- **EXERCISE DIRECTIONS**:
Write the data out again, character for character, with no images.

- **DATASET CONTENT**:
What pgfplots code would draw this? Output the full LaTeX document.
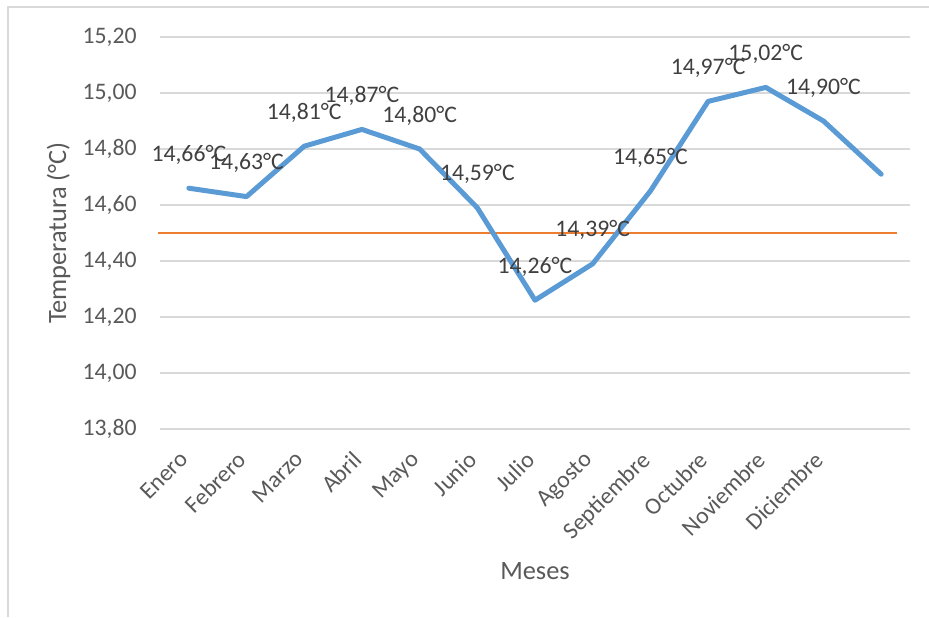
\documentclass[border=0pt]{standalone}
\usepackage{fontspec}
\setmainfont{Carlito}
\usepackage{pgfplots}
\pgfplotsset{compat=1.18}
\definecolor{serieblue}{HTML}{5B9BD5}
\definecolor{refline}{HTML}{ED7D31}
\definecolor{gridgray}{HTML}{D9D9D9}
\definecolor{ticktext}{HTML}{595959}
\definecolor{labeltext}{HTML}{404040}

\begin{document}
\begin{tikzpicture}
\begin{axis}[
  at={(0,0)}, anchor=south west,
  scale only axis,
  width=375pt, height=196pt,
  xmin=-0.5, xmax=12.5,
  ymin=13.8, ymax=15.2,
  ytick={13.8,14.0,14.2,14.4,14.6,14.8,15.0,15.2},
  xtick={0,...,11},
  xticklabels={Enero,Febrero,Marzo,Abril,Mayo,Junio,Julio,Agosto,Septiembre,Octubre,Noviembre,Diciembre},
  ymajorgrids,
  grid style={gridgray, line width=0.75pt},
  axis line style={draw=none},
  major tick length=0pt,
  clip=false,
  /pgf/number format/assume math mode=true,
  /pgf/number format/.cd, fixed, fixed zerofill, precision=2, use comma,
  /pgfplots/.cd,
  tick label style={font=\fontsize{11.85}{14}\selectfont, text=ticktext},
  yticklabel style={anchor=east, inner sep=0pt, xshift=-11.5pt},
  xticklabel style={xshift=-5.25pt, yshift=-10.25pt, rotate=45, anchor=north east, inner sep=0pt},
  every axis y label/.style={at={(axis description cs:-0.1253,0.5)}, rotate=90, anchor=base,
    font=\fontsize{13.2}{16}\selectfont, text=ticktext},
  every axis x label/.style={at={(axis description cs:0.5,-0.3827)}, anchor=base,
    font=\fontsize{13.2}{16}\selectfont, text=ticktext},
  ylabel={Temperatura (°C)},
  xlabel={Meses},
]
  % reference line at 14,50
  \addplot[refline, line width=0.75pt] coordinates {(-0.535,14.5) (12.275,14.5)};
  % monthly temperature
  \addplot[serieblue, line width=2.5pt, line join=round, line cap=round] coordinates {
    (0,14.66) (1,14.63) (2,14.81) (3,14.87) (4,14.80) (5,14.59) (6,14.26)
    (7,14.39) (8,14.65) (9,14.97) (10,15.02) (11,14.90) (12,14.71)};
  % data labels (first twelve points only)
  \addplot[draw=none, nodes near coords={\pgfmathprintnumber{\pgfplotspointmeta}°C},
    nodes near coords style={anchor=base, yshift=13.5pt, inner sep=0pt,
      font=\fontsize{11.85}{14}\selectfont, text=labeltext}] coordinates {
    (0,14.66) (1,14.63) (2,14.81) (3,14.87) (4,14.80) (5,14.59) (6,14.26)
    (7,14.39) (8,14.65) (9,14.97) (10,15.02) (11,14.90)};
\end{axis}
\draw[gridgray, line width=0.75pt] (-76pt,-94pt) -- (-76pt,211pt) -- (384.5pt,211pt);
\pgfresetboundingbox
\path[use as bounding box] (-80pt,-94pt) rectangle (384.5pt,214.5pt);
\end{tikzpicture}
\end{document}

- **TASK OUTPUT**:
What pgfplots code would draw this? Output the full LaTeX document.
\documentclass[border=0pt]{standalone}
\usepackage{fontspec}
\setmainfont{Carlito}
\usepackage{pgfplots}
\pgfplotsset{compat=1.18}
\definecolor{serieblue}{HTML}{5B9BD5}
\definecolor{refline}{HTML}{ED7D31}
\definecolor{gridgray}{HTML}{D9D9D9}
\definecolor{ticktext}{HTML}{595959}
\definecolor{labeltext}{HTML}{404040}

\begin{document}
\begin{tikzpicture}
\begin{axis}[
  at={(0,0)}, anchor=south west,
  scale only axis,
  width=375pt, height=196pt,
  xmin=-0.5, xmax=12.5,
  ymin=13.8, ymax=15.2,
  ytick={13.8,14.0,14.2,14.4,14.6,14.8,15.0,15.2},
  xtick={0,...,11},
  xticklabels={Enero,Febrero,Marzo,Abril,Mayo,Junio,Julio,Agosto,Septiembre,Octubre,Noviembre,Diciembre},
  ymajorgrids,
  grid style={gridgray, line width=0.75pt},
  axis line style={draw=none},
  major tick length=0pt,
  clip=false,
  /pgf/number format/assume math mode=true,
  /pgf/number format/.cd, fixed, fixed zerofill, precision=2, use comma,
  /pgfplots/.cd,
  tick label style={font=\fontsize{11.85}{14}\selectfont, text=ticktext},
  yticklabel style={anchor=east, inner sep=0pt, xshift=-11.5pt},
  xticklabel style={xshift=-5.25pt, yshift=-10.25pt, rotate=45, anchor=north east, inner sep=0pt},
  every axis y label/.style={at={(axis description cs:-0.1253,0.5)}, rotate=90, anchor=base,
    font=\fontsize{13.2}{16}\selectfont, text=ticktext},
  every axis x label/.style={at={(axis description cs:0.5,-0.3827)}, anchor=base,
    font=\fontsize{13.2}{16}\selectfont, text=ticktext},
  ylabel={Temperatura (°C)},
  xlabel={Meses},
]
  % reference line at 14,50
  \addplot[refline, line width=0.75pt] coordinates {(-0.535,14.5) (12.275,14.5)};
  % monthly temperature
  \addplot[serieblue, line width=2.5pt, line join=round, line cap=round] coordinates {
    (0,14.66) (1,14.63) (2,14.81) (3,14.87) (4,14.80) (5,14.59) (6,14.26)
    (7,14.39) (8,14.65) (9,14.97) (10,15.02) (11,14.90) (12,14.71)};
  % data labels (first twelve points only)
  \addplot[draw=none, nodes near coords={\pgfmathprintnumber{\pgfplotspointmeta}°C},
    nodes near coords style={anchor=base, yshift=13.5pt, inner sep=0pt,
      font=\fontsize{11.85}{14}\selectfont, text=labeltext}] coordinates {
    (0,14.66) (1,14.63) (2,14.81) (3,14.87) (4,14.80) (5,14.59) (6,14.26)
    (7,14.39) (8,14.65) (9,14.97) (10,15.02) (11,14.90)};
\end{axis}
\draw[gridgray, line width=0.75pt] (-76pt,-94pt) -- (-76pt,211pt) -- (384.5pt,211pt);
\pgfresetboundingbox
\path[use as bounding box] (-80pt,-94pt) rectangle (384.5pt,214.5pt);
\end{tikzpicture}
\end{document}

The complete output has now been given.